A $40 million disaster? 📉 A finance expert breaks down why the FM26 launch could be a massive blow to SEGA’s bottom line and future plans.
Football Manager 2026 was always going to be judged differently.
After the cancellation of Football Manager 25, this year’s release carried the weight of a missed cycle, higher expectations, and increased investment behind the scenes. According to one gaming finance analyst however, that combination means FM26’s difficult launch is not just a reputational problem, it could translate into a financial hit. Of up to $40 million for SEGA and Sports Interactive.
That figure comes from Professor Rob Wilson, a video game finance expert who spoke to The Action Network in an interview later reported on by Operation Sports. Both authors come to the same conclusion: FM26’s reception, paired with the lost momentum of a skipped annual release, has created one of the most commercially risky moments in the franchise’s history.
In his interview with The Action Network, Wilson explains that the projected losses are not based on a single factor such as review scores, but on several revenue pressures stacking on top of one another.
The first is lower sales volume. Football Manager traditionally benefits from a reliable core audience that buys early each year. When a launch is met with widespread hesitation, particularly following heavy criticism on Steam, that predictable early surge weakens.
Secondly, Wilson points to refunds and early discounting. A poor launch often forces publishers to reduce prices sooner than planned in order to stimulate sales, reducing the average revenue per copy. Refunds compound that effect by directly reversing transactions already made.
There is also the issue of reduced secondary spending. With fewer players sticking with the game, income from optional tools and add-ons is likely to fall as well, further dragging down total revenue for the year.
Taken together, Wilson estimates these combined effects could place the financial impact on SEGA in the region of $30/40 million during the current fiscal period, not catastrophic for a publisher of SEGA’s size, but significant enough to demand attention at senior level.
It’s worth stressing that this doesn’t even account for the biggest financial impact – the impact that a reduction in reputation will have on future games. If it’s just $40 million for this game, it could be a lot more in the long-term future.
A key point running both articles make is that FM26’s launch cannot be viewed in isolation.
As Operation Sports highlights, the cancellation of Football Manager 25 effectively created a “lost year” for the series. Development costs were still incurred, licensing investments continued, but the usual annual revenue stream did not arrive.
That puts additional pressure on FM26 to perform strongly, not merely adequately. When a release following a skipped year struggles commercially, the financial consequences are magnified because the business is effectively trying to recover two years’ worth of momentum at once.

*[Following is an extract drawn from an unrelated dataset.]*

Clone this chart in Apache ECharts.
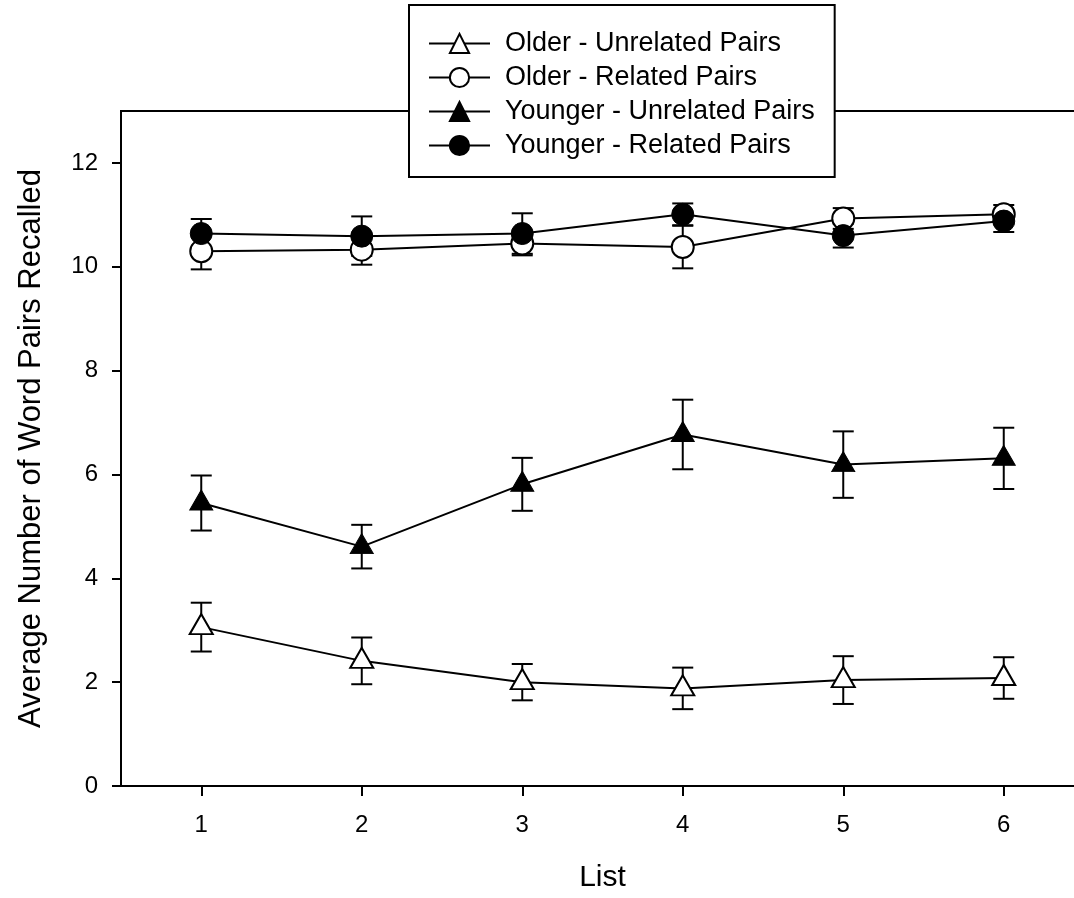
<!DOCTYPE html>
<html>
<head>
<meta charset="utf-8">
<script src="https://cdn.jsdelivr.net/npm/echarts@6/dist/echarts.min.js"></script>
<style>
  html, body { margin: 0; padding: 0; background: #fff; }
  #main { width: 1074px; height: 898px; }
</style>
</head>
<body>
<div id="main"></div>
<script>
// list numbers on the x axis
var lists = ['1', '2', '3', '4', '5', '6'];
var yTicks = [0, 2, 4, 6, 8, 10, 12];

// mean pairs recalled + error bar half-length
var olderUnrelated = [3.06, 2.41, 2.00, 1.88, 2.04, 2.08];
var olderUnrelatedErr = [0.47, 0.45, 0.35, 0.40, 0.46, 0.40];
var olderRelated = [10.30, 10.33, 10.45, 10.38, 10.93, 11.01];
var olderRelatedErr = [0.35, 0.29, 0.23, 0.41, 0.20, 0.18];
var youngerUnrelated = [5.45, 4.61, 5.81, 6.77, 6.19, 6.31];
var youngerUnrelatedErr = [0.53, 0.42, 0.51, 0.67, 0.64, 0.59];
var youngerRelated = [10.64, 10.59, 10.64, 11.01, 10.60, 10.88];
var youngerRelatedErr = [0.28, 0.38, 0.39, 0.21, 0.23, 0.21];

var FONT = '"Liberation Sans", Arial, sans-serif';

function errData(mean, err) {
    return mean.map(function (m, i) {
        return [i, m - err[i], m + err[i]];
    });
}

// vertical bar with caps
function renderErr(params, api) {
    var lo = api.coord([api.value(0), api.value(1)]);
    var hi = api.coord([api.value(0), api.value(2)]);
    var w = 10.5;
    var style = { stroke: '#000', lineWidth: 2 };
    return {
        type: 'group',
        children: [
            { type: 'line', shape: { x1: lo[0], y1: lo[1], x2: hi[0], y2: hi[1] }, style: style },
            { type: 'line', shape: { x1: lo[0] - w, y1: lo[1], x2: lo[0] + w, y2: lo[1] }, style: style },
            { type: 'line', shape: { x1: hi[0] - w, y1: hi[1], x2: hi[0] + w, y2: hi[1] }, style: style }
        ]
    };
}

function errSeries(mean, err) {
    return {
        type: 'custom',
        renderItem: renderErr,
        data: errData(mean, err),
        z: 1,
        silent: true,
        encode: { x: 0, y: [1, 2] }
    };
}

function lineSeries(name, data, symbol, hollow) {
    var isTri = symbol === 'triangle';
    return {
        name: name,
        type: 'line',
        data: data,
        z: 3,
        symbol: symbol,
        symbolSize: isTri ? [23, 20] : 22,
        symbolOffset: isTri ? [0, -3] : [0, 0],
        showAllSymbol: true,
        lineStyle: { color: '#000', width: 2 },
        itemStyle: hollow
            ? { color: '#fff', borderColor: '#000', borderWidth: 2 }
            : { color: '#000', borderColor: '#000', borderWidth: 1 },
        emphasis: { disabled: true }
    };
}

var chart = echarts.init(document.getElementById('main'));

var option = {
    animation: false,
    backgroundColor: '#fff',
    textStyle: { fontFamily: FONT },
    grid: {
        left: 121,
        top: 111,
        right: -10,
        bottom: 112,
        containLabel: false,
        outerBoundsMode: 'none',
        show: true,
        borderColor: '#000',
        borderWidth: 2
    },
    legend: {
        orient: 'vertical',
        left: 409,
        top: 5,
        padding: [25, 20, 18, 19],
        backgroundColor: '#fff',
        borderColor: '#000',
        borderWidth: 2,
        borderRadius: 0,
        itemWidth: 61,
        itemHeight: 24,
        itemGap: 7,
        z: 10,
        selectedMode: false,
        textStyle: {
            fontFamily: FONT,
            fontSize: 27,
            lineHeight: 24,
            color: '#000',
            padding: [0, 0, 0, 10]
        },
        data: [
            'Older - Unrelated Pairs',
            'Older - Related Pairs',
            'Younger - Unrelated Pairs',
            'Younger - Related Pairs'
        ]
    },
    xAxis: {
        type: 'category',
        data: lists,
        boundaryGap: true,
        name: 'List',
        nameLocation: 'middle',
        nameGap: 77,
        nameTextStyle: { fontFamily: FONT, fontSize: 30, color: '#000' },
        axisLine: { show: true, lineStyle: { color: '#000', width: 2 } },
        axisTick: { show: true, alignWithLabel: true, length: 10, lineStyle: { color: '#000', width: 2 } },
        axisLabel: { fontFamily: FONT, fontSize: 24, color: '#000', margin: 27 },
        splitLine: { show: false }
    },
    yAxis: {
        type: 'value',
        min: 0,
        max: 13,
        interval: 2,
        name: 'Average Number of Word Pairs Recalled',
        nameLocation: 'middle',
        nameGap: 74,
        nameTextStyle: { fontFamily: FONT, fontSize: 31, color: '#000' },
        axisLine: { show: true, lineStyle: { color: '#000', width: 2 } },
        axisTick: { show: true, length: 9, customValues: yTicks, lineStyle: { color: '#000', width: 2 } },
        axisLabel: { fontFamily: FONT, fontSize: 24, color: '#000', margin: 23, customValues: yTicks },
        splitLine: { show: false }
    },
    series: [
        errSeries(olderUnrelated, olderUnrelatedErr),
        errSeries(olderRelated, olderRelatedErr),
        errSeries(youngerUnrelated, youngerUnrelatedErr),
        errSeries(youngerRelated, youngerRelatedErr),
        lineSeries('Older - Unrelated Pairs', olderUnrelated, 'triangle', true),
        lineSeries('Older - Related Pairs', olderRelated, 'circle', true),
        lineSeries('Younger - Unrelated Pairs', youngerUnrelated, 'triangle', false),
        lineSeries('Younger - Related Pairs', youngerRelated, 'circle', false)
    ]
};

chart.setOption(option);
</script>
</body>
</html>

This is a serious commercial risk rather than just an embarrassment. Poor Steam reception, he argues, does not stay confined to social media discourse. It has direct consequences for sales forecasting, revenue planning, and long-term projections.
SEGA is unlikely to walk away, but may intervene
Despite the scale of the potential loss, Football Manager remains one of SEGA’s most valuable long-term properties.
The series is unusually stable in gaming terms. Its audience is highly loyal, its niche is well defined, and the combination of licensing agreements and football data infrastructure is extremely difficult for competitors to replicate.
For that reason, the analyst does not suggest SEGA would abandon the franchise even if FM26 underperforms. Instead, he believes financial underdelivery at this scale could trigger internal intervention, potentially forcing a period of restructuring or reform within Sports Interactive.
This is good for long-term fans of the game. We won’t see the franchise die because of this financial problem.
Both of these articles ultimately arrive at the same conclusion: FM26 represents a critical inflection point.
Not because Football Manager is at risk of disappearing, but because the cost of getting this release wrong is unusually high. A cancelled game, increased investment, and a poorly received follow-up create a rare moment where player trust, financial performance, and internal decision-making intersect.
Whether that projected $30–40 million loss fully materialises remains to be seen. What is clear, according to their analysis, is that FM26’s launch has already become one of the most financially consequential in the series’ history, and one that SEGA and Sports Interactive cannot afford to ignore.